# First Comp Under My Belt



## msmith (Feb 25, 2007)

Finally had the experience of competition cooking. Meet  some very nice people and seen various types of smokers. Even had 2 with the big green eggs. We had a total of 34 cookers at this event, entered brisket.chicken.ribs and beans. we placed 6th in beans and the rest was above 10th place. The weather was crapy had off and on rain friday night and saturday morning. Then all day the wind was blowing 40 to 45 mph had a hard time with temp on the smoker. We took a small smoker with us instead of the big ones were used to cooking on ( not blaming the smoker we just didnt hit right). Did get some good experience and had a good time anyway. This is a pic of me and the pit master with the small smoker he built. Also the big green egg and the first pic was the best looking smoker that was there I thought. One thing I did notice on all the smokers was the smoke stacks sticking straight up, with the high wind we had it was blowing the smoke back thru the fire boxes.

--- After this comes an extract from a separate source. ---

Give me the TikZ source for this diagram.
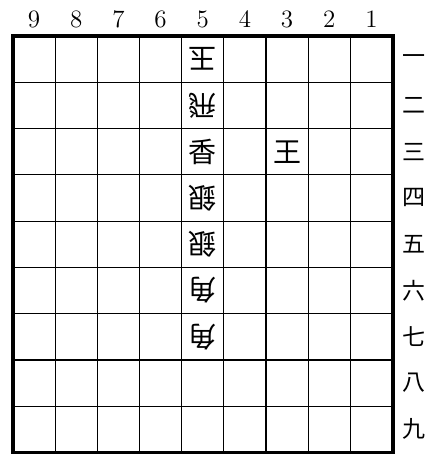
\documentclass[tikz,border=0pt]{standalone}
\usepackage{fontspec}
\newfontfamily\jpfont{Noto Sans CJK JP}

\begin{document}
\begin{tikzpicture}[
  x=0.5pt, y=-0.5pt,
  koma/.style={font=\jpfont\fontsize{14}{14}\selectfont, inner sep=0pt},
  gote/.style={koma, rotate=180},
  suji/.style={font=\fontsize{12.5}{12.5}\selectfont, inner sep=0pt},
  dan/.style={font=\jpfont\fontsize{11.5}{11.5}\selectfont, inner sep=0pt},
  waku/.style={line width=2pt},
  sen/.style={line width=0.6pt},
]
\useasboundingbox (0,0) rectangle (435,454);

% ---- Masu (centres of the squares) ----------------------------------------
\foreach \c in {1,...,9}
  \foreach \r in {1,...,9}
    \coordinate (m\c\r) at ({392.5-(\c-0.5)*42.17},{36+(\r-0.5)*46.28});
\coordinate (nw) at (13,36);
\coordinate (se) at (392.5,452.5);

% ---- Ban ---------------------------------------------------------------------
\foreach \i in {1,...,8} {
  \draw[sen] ({13+\i*42.17},36) -- ({13+\i*42.17},452.5);
  \draw[sen] (13,{36+\i*46.28}) -- (392.5,{36+\i*46.28});
}
\draw[waku] (nw) rectangle (se);

% ---- Suji / dan -----------------------------------------------------------
\foreach \c in {1,...,9}
  \node[suji] (s\c) at ({392.5-(\c-0.5)*42.17},19.5) {\c};
\foreach \r/\k in {1/一,2/二,3/三,4/四,5/五,6/六,7/七,8/八,9/九}
  \node[dan] (d\r) at (414,{36+(\r-0.5)*46.28}) {\k};

% ---- Koma -----------------------------------------------------------------
\node[gote] (k51) at (m51) {玉};
\node[gote] (k52) at (m52) {飛};
\node[koma] (k53) at (m53) {香};
\node[gote] (k54) at (m54) {銀};
\node[gote] (k55) at (m55) {銀};
\node[gote] (k56) at (m56) {角};
\node[gote] (k57) at (m57) {角};
\node[koma] (k33) at (m33) {王};

\end{tikzpicture}
\end{document}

With a curved stack that will swivel it will not be a problem, just turn the stack opposite of the wind.


----------



## lovetosmoke (Feb 25, 2007)

Sounds like for your first time you did not do to bad.  I am sure you will do better next time.  To bad the weather did not coporate for you guys.  Maybe that would have made a difference.  Good luck next time.


----------



## deejaydebi (Feb 25, 2007)

Marvin -

Sounds like you had a good time. I'll bet you learned alot too. That swivel idea sounds good. Although with the winter winds changing direction all the time it might need a swivel like a weather vane!

Pretty good placing so high on the first time out! Must be ackward trying to compete on equipment your no familar with. That's part of the gig I guess!

Good job!


----------



## chris_harper (Feb 25, 2007)

congrats, marvin. i am sure next time will be better.


----------